THE Cebu City Police Office (CCPO) has found a way to make it easier for deaf mutes and other persons with disabilities to report cases of abuse, neglect, exploitation and discrimination to the police.
The CCPO Women and Children’s Protection Desk has started a six-week American Sign Language (ASL) program for personnel and volunteers to allow them to communicate with deaf-mute victims.
The personnel are also being taught on how to ask deaf-mute victims the proper questions.
According to Senior Inspector Jeremie Sheila Gurtiza, chief of CCPO’s women’s desk, a lot of abused people who suffer from some form of disability do not come for help due to difficulties in communication.
“We had been informed of unreported incidents involving deaf-mutes who are victims of abuses, neglect, exploitation, and discrimination, and they were not able to report it to the proper authorities because of communication problems, specifically on the part of the police officers because we do not know how to communicate (with them),” Gurtiza said.

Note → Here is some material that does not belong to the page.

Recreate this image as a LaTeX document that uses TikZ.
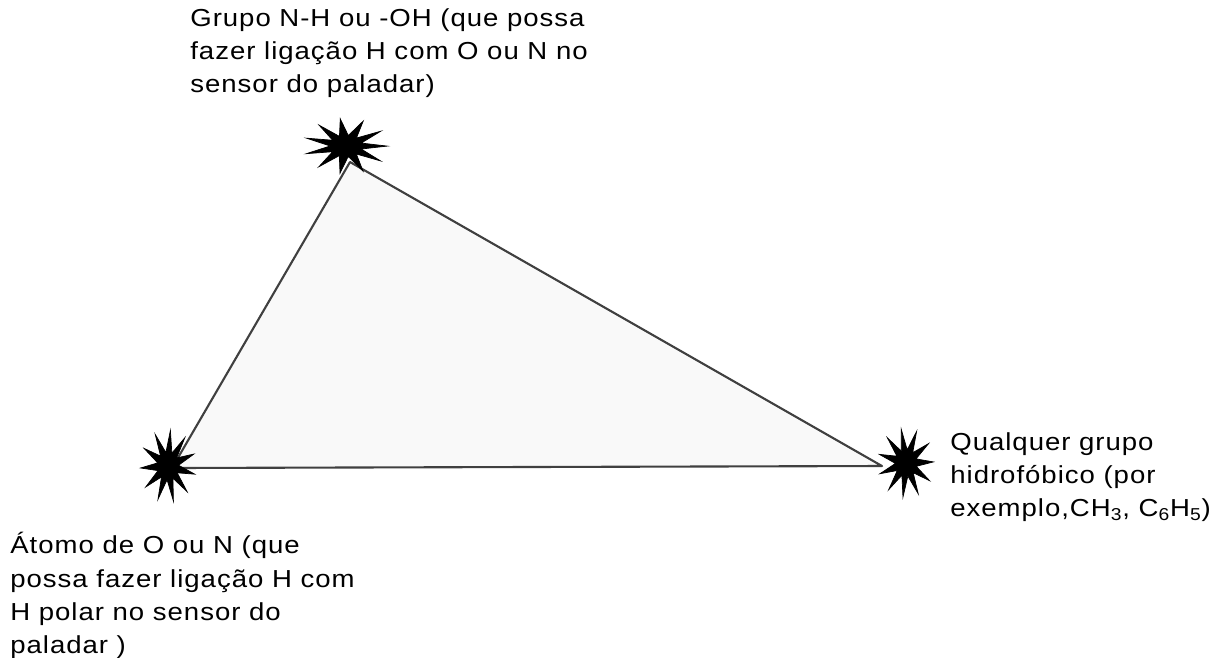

Police officers from selected units of CCPO such as the Theft and Robbery Section, Homicide, and the Tourist Police would also soon be equipped with basic ASL knowledge since these are the units often approached by victims of crime.
Gurtiza said she learned about the dilemma of deaf-mute victims when she attended a forum organized by a PWD (persons with disability) organization.
Several deaf-mutes, she was told, had needed assistance but did not get to report the incidents to the police because the officers could not understand them.
The ASL instruction is being conducted by Dr. Alfredo Acuña, a certified sign language teacher and a former ASL translator of ABS-CBN.
Gurtiza said that their goal after the program is to set up a PWD assistance desk in every police station in Cebu City.